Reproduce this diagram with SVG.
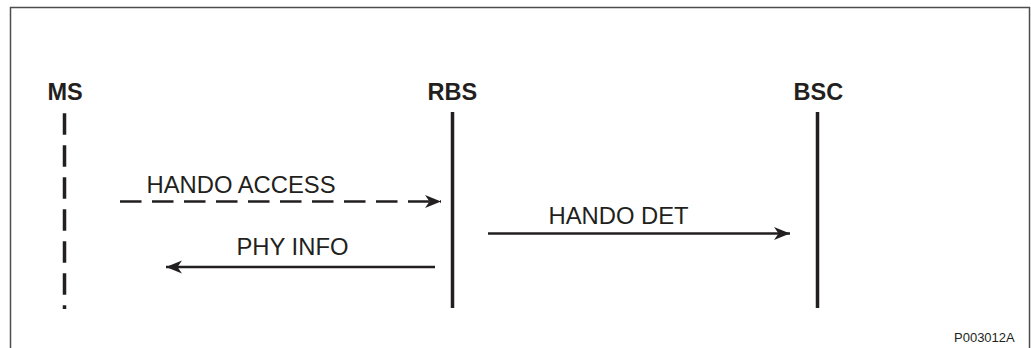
<svg xmlns="http://www.w3.org/2000/svg" width="1031" height="348" viewBox="0 0 1031 348">
  <style>
    .lbl { font-family: "Liberation Sans", Arial, sans-serif; font-weight: bold; font-size: 23.5px; fill: #231f20; }
    .msg { font-family: "Liberation Sans", Arial, sans-serif; font-size: 23.8px; fill: #231f20; }
    .life { stroke: #231f20; stroke-width: 3.5; fill: none; }
    .arrow { stroke: #231f20; stroke-width: 2.5; fill: none; }
    .ref { font-family: "Liberation Sans", Arial, sans-serif; font-size: 13px; fill: #231f20; }
  </style>
  <defs>
    <marker id="ah" markerUnits="userSpaceOnUse" markerWidth="19" markerHeight="15" refX="17" refY="7.5" orient="auto" viewBox="0 0 19 15">
      <path d="M17,7.5 L1,1 L5.5,7.5 L1,14 Z" fill="#231f20"/>
    </marker>
  </defs>
  <rect x="10.5" y="7.5" width="1019" height="350" fill="#ffffff" stroke="#4d4d4d" stroke-width="1.5"/>

  <g id="node-ms">
    <text class="lbl" x="47.5" y="100">MS</text>
    <line class="life" x1="64.5" y1="113.3" x2="64.5" y2="309" stroke-dasharray="21.5 10.5"/>
  </g>
  <g id="node-rbs">
    <text class="lbl" x="427.5" y="99.5">RBS</text>
    <line class="life" x1="452.5" y1="112" x2="452.5" y2="308"/>
  </g>
  <g id="node-bsc">
    <text class="lbl" x="793.5" y="100">BSC</text>
    <line class="life" x1="817.5" y1="112" x2="817.5" y2="308"/>
  </g>

  <g id="connectors">
    <line class="arrow" x1="120" y1="201.5" x2="441" y2="201.5" stroke-dasharray="21.5 10.5" marker-end="url(#ah)"/>
    <text class="msg" x="146.5" y="193">HANDO ACCESS</text>
    <line class="arrow" x1="488" y1="233.5" x2="790" y2="233.5" marker-end="url(#ah)"/>
    <text class="msg" x="548.5" y="224">HANDO DET</text>
    <line class="arrow" x1="435" y1="267" x2="166" y2="267" marker-end="url(#ah)"/>
    <text class="msg" x="236.5" y="255">PHY INFO</text>
  </g>

  <text class="ref" x="954" y="342">P003012A</text>
</svg>
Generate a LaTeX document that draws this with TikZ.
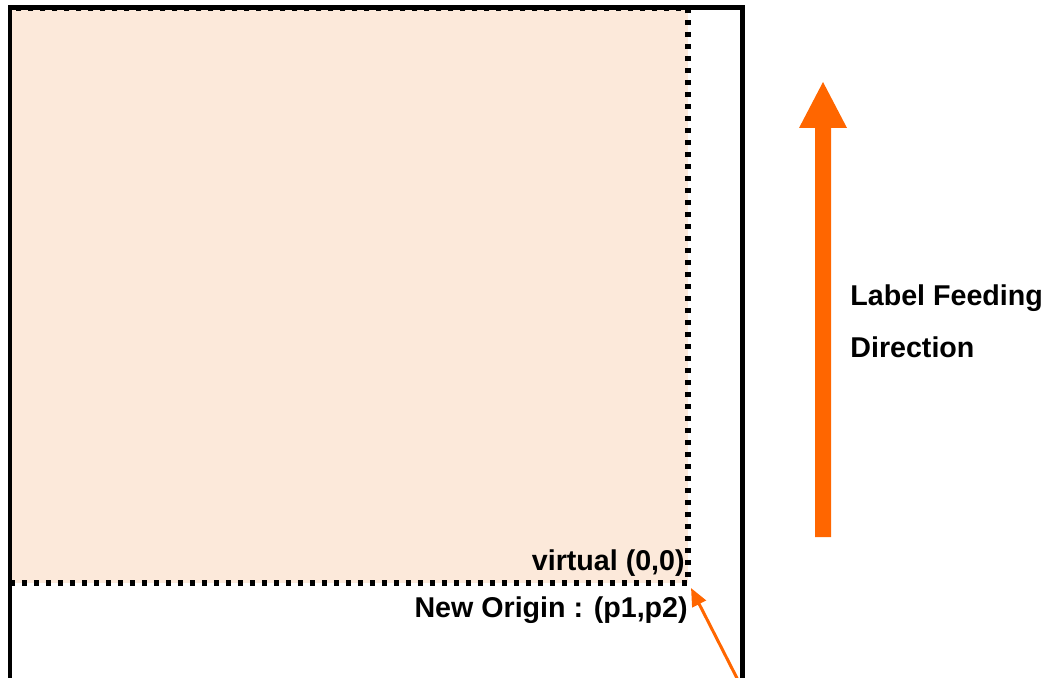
\documentclass[tikz,border=0pt]{standalone}
\usepackage{fontspec}
\setmainfont{Liberation Sans}
\usepackage{tikz}
\usetikzlibrary{arrows.meta}

\definecolor{labelpeach}{HTML}{FCE9DA}
\definecolor{feedorange}{HTML}{FF6600}

\begin{document}
\begin{tikzpicture}[x=0.02cm, y=-0.02cm,
	txt/.style={font=\fontsize{16.3}{20}\selectfont\bfseries, inner sep=0pt},
	dots/.style={line width=0.11cm, dash pattern=on 0.1cm off 0.14cm}]
	\useasboundingbox (0,0) rectangle (1053,678);
	\clip (0,0) rectangle (1053,678);

	% corners of the shifted label area
	\coordinate (top left) at (10,8);
	\coordinate (origin) at (688,583);
	\coordinate (tail) at (743,690);

	% printable area, peach
	\fill[fill = labelpeach] (top left) rectangle (origin);
	% label outline
	\draw[line width=0.1cm] (10,700) -- (10,8) -- (742,8) -- (742,700);
	\draw[dots] (10,583) -- (origin) -- (688,8) -- (10,8);

	\node[txt, anchor=east] (virtual) at (685,563) {virtual (0,0)};
	\node[txt, anchor=east] (neworigin) at (688,610) {New Origin : (p1,p2)};

	\draw[feedorange, line width=0.06cm, -{Triangle[length=0.36cm, width=0.3cm]}] (tail) -- ([shift={(3,5)}]origin);

	% feeding direction
	\fill[feedorange] (815,537) -- (815,128) -- (799,128) -- (823,82) -- (847,128) -- (831,128) -- (831,537) -- cycle;
	\node[txt, anchor=west] (feed) at (850,298) {Label Feeding};
	\node[txt, anchor=west] (direction) at (850,347) {Direction};
\end{tikzpicture}
\end{document}
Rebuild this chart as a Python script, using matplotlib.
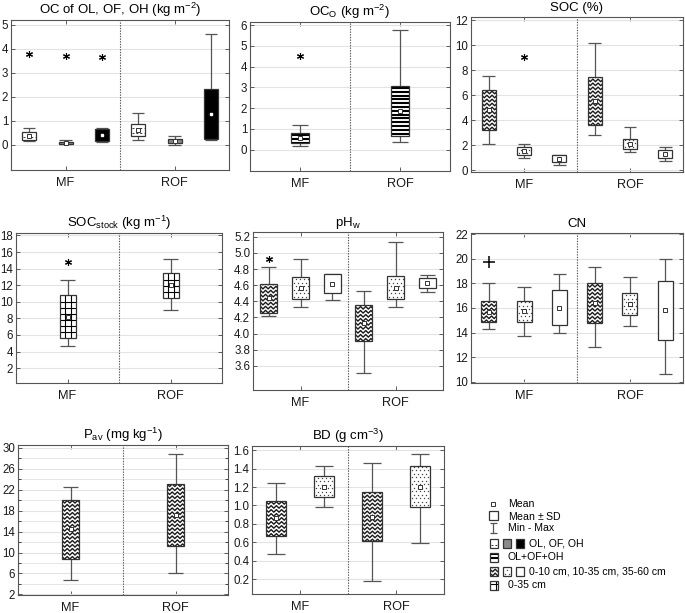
+-------+
Would you mind returning each entry above word for word, skipping the images?

#### Problem solution:
Reproduce this diagram with SVG.
<svg xmlns="http://www.w3.org/2000/svg" width="1031" height="348" viewBox="0 0 1031 348">
  <style>
    .lbl { font-family: "Liberation Sans", Arial, sans-serif; font-weight: bold; font-size: 23.5px; fill: #231f20; }
    .msg { font-family: "Liberation Sans", Arial, sans-serif; font-size: 23.8px; fill: #231f20; }
    .life { stroke: #231f20; stroke-width: 3.5; fill: none; }
    .arrow { stroke: #231f20; stroke-width: 2.5; fill: none; }
    .ref { font-family: "Liberation Sans", Arial, sans-serif; font-size: 13px; fill: #231f20; }
  </style>
  <defs>
    <marker id="ah" markerUnits="userSpaceOnUse" markerWidth="19" markerHeight="15" refX="17" refY="7.5" orient="auto" viewBox="0 0 19 15">
      <path d="M17,7.5 L1,1 L5.5,7.5 L1,14 Z" fill="#231f20"/>
    </marker>
  </defs>
  <rect x="10.5" y="7.5" width="1019" height="350" fill="#ffffff" stroke="#4d4d4d" stroke-width="1.5"/>

  <g id="node-ms">
    <text class="lbl" x="47.5" y="100">MS</text>
    <line class="life" x1="64.5" y1="113.3" x2="64.5" y2="309" stroke-dasharray="21.5 10.5"/>
  </g>
  <g id="node-rbs">
    <text class="lbl" x="427.5" y="99.5">RBS</text>
    <line class="life" x1="452.5" y1="112" x2="452.5" y2="308"/>
  </g>
  <g id="node-bsc">
    <text class="lbl" x="793.5" y="100">BSC</text>
    <line class="life" x1="817.5" y1="112" x2="817.5" y2="308"/>
  </g>

  <g id="connectors">
    <line class="arrow" x1="120" y1="201.5" x2="441" y2="201.5" stroke-dasharray="21.5 10.5" marker-end="url(#ah)"/>
    <text class="msg" x="146.5" y="193">HANDO ACCESS</text>
    <line class="arrow" x1="488" y1="233.5" x2="790" y2="233.5" marker-end="url(#ah)"/>
    <text class="msg" x="548.5" y="224">HANDO DET</text>
    <line class="arrow" x1="435" y1="267" x2="166" y2="267" marker-end="url(#ah)"/>
    <text class="msg" x="236.5" y="255">PHY INFO</text>
  </g>

  <text class="ref" x="954" y="342">P003012A</text>
</svg>
Generate a LaTeX document that draws this with TikZ.
\documentclass[tikz,border=0pt]{standalone}
\usepackage{fontspec}
\setmainfont{Liberation Sans}
\usepackage{tikz}
\usetikzlibrary{arrows.meta}

\definecolor{labelpeach}{HTML}{FCE9DA}
\definecolor{feedorange}{HTML}{FF6600}

\begin{document}
\begin{tikzpicture}[x=0.02cm, y=-0.02cm,
	txt/.style={font=\fontsize{16.3}{20}\selectfont\bfseries, inner sep=0pt},
	dots/.style={line width=0.11cm, dash pattern=on 0.1cm off 0.14cm}]
	\useasboundingbox (0,0) rectangle (1053,678);
	\clip (0,0) rectangle (1053,678);

	% corners of the shifted label area
	\coordinate (top left) at (10,8);
	\coordinate (origin) at (688,583);
	\coordinate (tail) at (743,690);

	% printable area, peach
	\fill[fill = labelpeach] (top left) rectangle (origin);
	% label outline
	\draw[line width=0.1cm] (10,700) -- (10,8) -- (742,8) -- (742,700);
	\draw[dots] (10,583) -- (origin) -- (688,8) -- (10,8);

	\node[txt, anchor=east] (virtual) at (685,563) {virtual (0,0)};
	\node[txt, anchor=east] (neworigin) at (688,610) {New Origin : (p1,p2)};

	\draw[feedorange, line width=0.06cm, -{Triangle[length=0.36cm, width=0.3cm]}] (tail) -- ([shift={(3,5)}]origin);

	% feeding direction
	\fill[feedorange] (815,537) -- (815,128) -- (799,128) -- (823,82) -- (847,128) -- (831,128) -- (831,537) -- cycle;
	\node[txt, anchor=west] (feed) at (850,298) {Label Feeding};
	\node[txt, anchor=west] (direction) at (850,347) {Direction};
\end{tikzpicture}
\end{document}
Rebuild this chart as a Python script, using matplotlib.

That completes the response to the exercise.